A fairly mundane trademark opinion, Warden v. Falk, raised a trademark ownership question I hadn’t thought of. What is the legal effect of a consent to use and register the name of a living individual when the name is already a trademark?
Plaintiff Bob Warden was a QVC television personality selling cookbooks and endorsing others’ cookware products. Defendant Pamela Falk, “with whom Warden was previously involved in both business and romantic relationships with,” wanted to register the BOB WARDEN trademark in the name of co-defendant Dynamic Housewares, Inc. (DHI). Warden and Falk were advised by counsel that “If the application is to be filed in the name of [DHI] based on an oral license agreement from Bob to [DHI], we can go ahead and file the application now. However, if Bob decides to assign his name to [DHI], we should have an assignment agreement executed prior to filing the application.” No assignment was ever executed and Warden instead consented to the use and registration of his name as a trademark. The trademark was registered, Warden and Falk apparently had a falling out, Warden sued Falk, and finally he revoked his consent to the registration and any license he granted to DHI. (Calling John Welch … Can you withdraw consent to the registration of a name as a trademark after it’s registered?)
The court shot down an argument that the mark was assigned to DHI, in part on the theory that the consent to register would have been unnecessary if the mark had been assigned:
Granting consent to use a trademark instead of transferring ownership in a mark is also inconsistent with an assignment of rights and title. Moreover, DHI’s acceptance of the right to use Warden’s name is a tacit acknowledgement that DHI did not own the trademark at the time Warden signed such consent. See A & L Labs., Inc. v. Bou-Matic LLC, 429 F.3d 775 (8th Cir. 2005) (explaining that “if [the licensee] had owned the trademarks, it would not have needed [the trademark owner’s] permission to use them); Hot Stuff Foods, LLC v. Mean Gene’s Enters., Inc., 468 F. Supp. 2d 1078, 1095 (D.S.D. 2006) (explaining the existence of a party’s license to use a trademark indicates the party does not own the licensed mark). |
The court takes it a little too far here. Trademark practitioners know that under Section 2(c) the mark could not have been registered without Warden’s consent. The statutory consent required, though, is for registration of a name, not a trademark — the two aren’t the same.
However, Falk admitted during her testimony on a motion for preliminary injunction that DHI was only a licensee, so the goose was cooked at that point. The court held that the application for the BOB WARDEN mark was void ab initio because DHI never owned the trademark.

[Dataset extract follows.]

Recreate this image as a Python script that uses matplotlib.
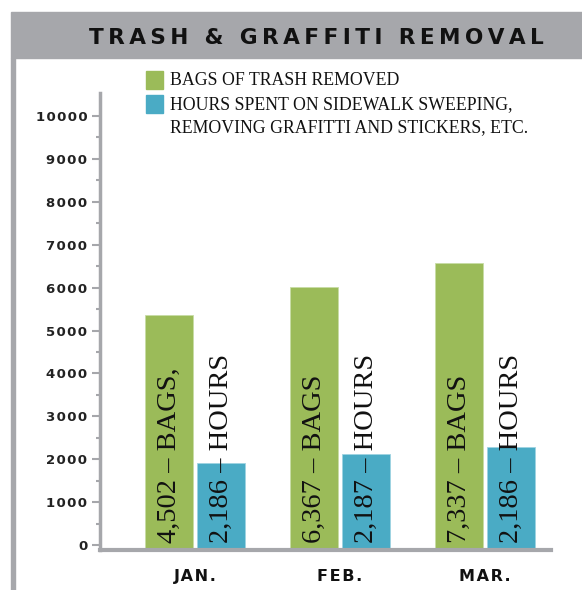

But the case presents an interesting conundrum. Bob Warden had already-existing trademark rights in his name for cookbooks and endorsing cookware before he granted consent to register his name for the same use. If one has trademark rights in one’s name, consents to the registration of the name as a trademark for the same goods and services, and trademark ownership is a necessary predicate to registration, doesn’t that admit to some kind of ownership interest in the registering entity? Indeed, DHI and Falk also argued that the consent was an assignment, but the court didn’t buy it:
Although an assignment in writing is not necessary to transfer common law rights in a trademark, an act which a party asserts is an implied agreement to transfer trademark rights will be construed as an assignment only if the conduct manifests agreement to transfer the rights. There is no strong evidence of intent to create an assignment here, only evidence that Warden refused DHI’s request for an assignment of his rights to his name. Moreover, the plain language of the consent form does not purport to transfer ownership rights, title or the trademark’s goodwill to DHI; it is merely a consent to DHI’s “use and registration as a trademark” of the Bob Warden name. |
But if there hadn’t been the admission that DHI only had a license, might this have gone differently? It seems to me that this case might be a closer call than the court made it look.
Warren v. Falk, No. 11-2796 (E.D. Pa. Sept. 21, 2011).